Andrew Miller is a 6’7 left-hander with a 92 mph fastball that can touch 96, a killer slider and a solid change up and he is a former top 10 draft pick. He was the key player in the deal that brought Miguel Cabrera to the Detroit Tigers. So why is this guy barely able to stick on the Boston Red Sox minor league roster? The answer is incredible simple; Miller has no idea where the ball is going when it leaves his hand. None. He has walked 5.38 batters per nine as a Major League pitcher, an unsustainable rate if ever there was one. Even, so the Boston Red Sox are latest in a long line of team’s that think enough of his talent to take shot at fixing the 27 year old southpaw.
“I think Andrew can be a starter. But I don’t believe he can be a starter stepping two feet across his body. I don’t think you can repeat and command a baseball by being that off line, then having to redirect as the ball is coming out of your hand.”
The initial change didn’t work for Miller and he reverted back to a slightly less dramatic across-the-body delivery before his recent hamstring injury slowed him down. There were some promising signs in the new Miller/McClure delivery, with Miller throwing three innings and striking out five while walking two and not giving up a hit. Still, the most likely role for Miller this year is that of a LOOGY. He will have to prove that he can control the walks before he gets another chance in the Red Sox rotation.
Miller throws a four-seam fastball, a slider and a change, all of which have the potential to be plus pitches, if he can ever learn to locate them. His fastball sits 92 mph and he can dial it up when needed. He throws it between 60-65% of the time. His slider is his main off-speed weapon and he uses it 20-25% of the time. It gets a solid whiff rate of 11.7%, but his lack of control limits his effectiveness with the pitch. The pitch averages 78 mph and while his inability to locate it makes it tough to tell, he appears to focus on throwing it to the catcher’s left and side, breaking it in on righties and away from lefties.

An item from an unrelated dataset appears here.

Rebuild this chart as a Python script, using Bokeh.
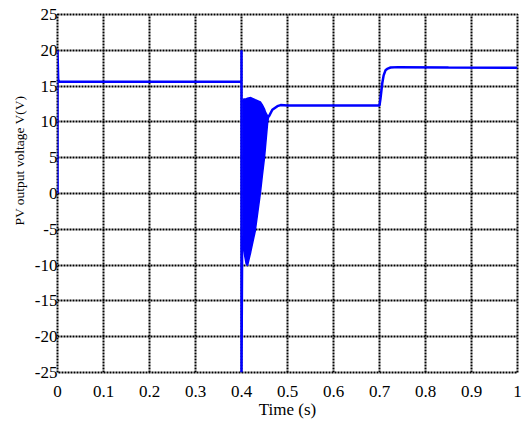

His change up is reserved for righties and he relies heavily on it against them; he throws the pitch around 15% of the time. It has movement very similar to his fastball but clocks in almost 8 mph slower at 84 mph. Surprisingly he doesn’t appear to throw it away from righties much, the way many of his teammates use their change ups. Instead he throws it inside and often low in the zone.
Andrew Miller could still turn his career around. At age 27, lanky left hander Randy Johnson started to locate his pitches and became a Hall-of-Fame level level ace. Still, the odds are not good. Miller has excellent stuff, but it likely that he will never be able to locate his pitches well enough to be starting pitcher. Being left handed, he will find work in bullpens for a long time, occasionally enticing baseball people with flashes of dominance. ForBoston, he is probably not going to be much more than another lefty option in the pen, but the chance that he will finally put everything together is still enough to make people dream on him.